Would Norway be today's Norway had they found their oil when kings were kings?

Please do not let perfection become the enemy of the good by working on turning oil and gas revenues into a blessing. Most of us citizens would feel more than blessed were we able to avoid just the worst parts of the curse.

The best way for citizens to guarantee their freedom is paying for their governments. No central government, state or municipality should receive more than 10 percent of their revenues from any other source that is not direct tax payments by the citizens.

Never provide a ruler or a bureaucrat with income that he feels he cannot be contested or held really accountable for.

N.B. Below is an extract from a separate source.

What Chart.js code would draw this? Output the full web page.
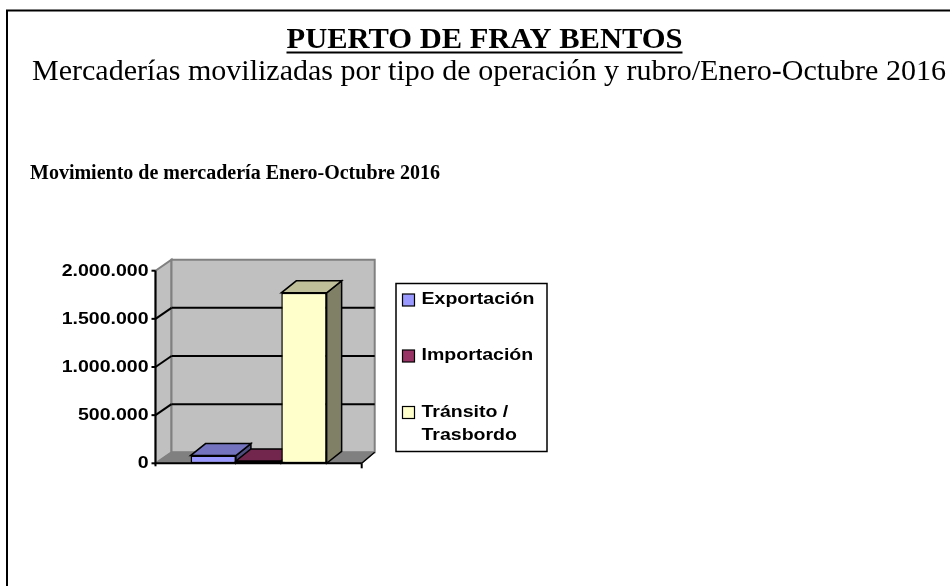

If governments need the revenues let them pay the full per capita oil or gas revenue check to the citizens and then explicitly withhold the taxes on such payments.

Corruption is not acceptable whether centralized or decentralized and bullies are bullies, whether in the central government, states or municipalities.

Any government that receives more than four percent of GDP in fiscal resources that have not passed through a taxpayer’s pocket becomes de-facto a communist state.

The problem is not about producing the miracle of a government that puts centralized oil and gas revenues to good use for a country and its citizens… It is about being able to repeat that miracle over and over again.

Friends, I thank you in advance for listening to me and I appreciate immensely any echoing of my voice by resending this message to anyone who could be interested in it… and to many of those who are not but should be.

Best regards

Per Kurowski
Just another oil-cursed citizen

PS. I told the conference that two of my daughters had moved to Canada, one to Ontario and the other to Quebec and that, after reading about Alberta’s centralized oil revenues, I was thankful they had not moved into another future Venezuela. Someone replied that in Alberta they would not have to pay taxes. He did not really get my drift… paying taxes is the only way a citizen can have a government that works for him... and not the other way round.